Wie gering das Vertrauen zwischen Bezirk und Hausbewohnern inzwischen ist, zeigt sich symbolhaft auch am Donnerstag. Die Flüchtlinge laden die Journalisten nicht zum Termin in das Gebäude, sondern lediglich auf den Gehweg davor. Noch immer wacht ein Sicherheitsdienst über das Gelände, lässt nur die Bewohner passieren und verriegelt das Tor anschließend immer wieder mit einem schweren Fahrradschloss.

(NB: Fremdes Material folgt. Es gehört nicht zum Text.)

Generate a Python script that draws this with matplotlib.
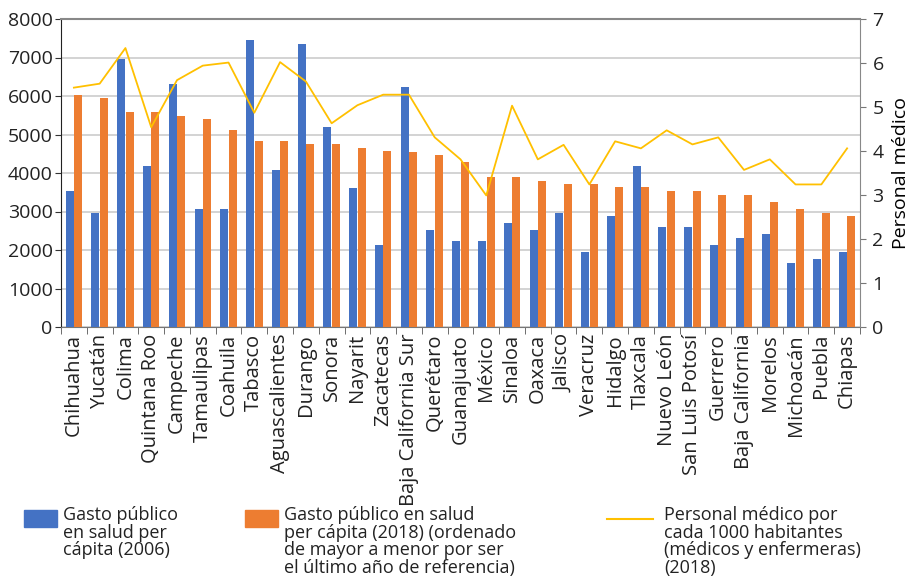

Zutritt erhält nur, wer einen Hausausweis besitzt.

Die Bewohnern fürchten, sollten sie die Hauptmann-Schule verlassen, stünden sie endgültig auf der Straße. »Wo sollen wir dann hin?«, fragt ein Flüchtling. Geradezu diplomatisch lautet die Antwort des Bezirksamtes: Jenen 30 Bewohnern, deren Asylverfahren nicht in Berlin laufen, bietet Friedrichshain-Kreuzberg Hostelgutscheine für vier Wochen an. In dieser Zeit sollen sich die Betroffenen überlegen, ob sie in jene Bundesländer oder Staaten zurückkehren, in denen sie über einen Aufenthaltsstatus verfügen. Alle anderen will der Bezirk bei Anträgen auf dem zuständigen Sozialamt unterstützen. Doch es ist kaum damit zu rechnen, dass viele Bewohner auf dieses Angebot eingehen, denn die Ziele der Flüchtlinge sind grundsätzlicher als eine warme Unterkunft.

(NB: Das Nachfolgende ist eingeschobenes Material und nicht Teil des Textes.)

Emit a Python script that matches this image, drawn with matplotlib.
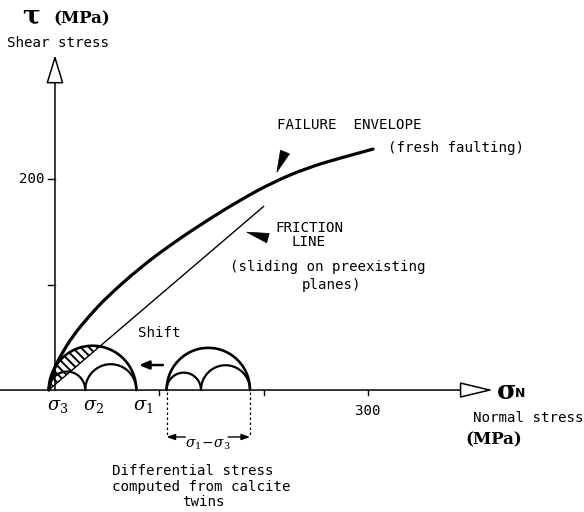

Unterstützung erhalten die Asylaktivisten zurzeit erneut durch ein breites Bündnis verschiedenster Kultur- und Sozialeinrichtungen, die sich mit den Flüchtlingen solidarisch zeigen. Für den Tag der Räumung, den »Tag X«, sind Proteste geplant. So nennt das Bündnis gegen Zwangsräumung jenen Tag, der kommen wird, aber von dem niemand in der Ohlauer Straße genau weiß, wann es so weit ist. Diese Unwissenheit sei zermürbend, sagt ein Hausbewohner - die Flüchtlinge in der Ohlauer kennen seit drei Jahren kein anderes Gefühl.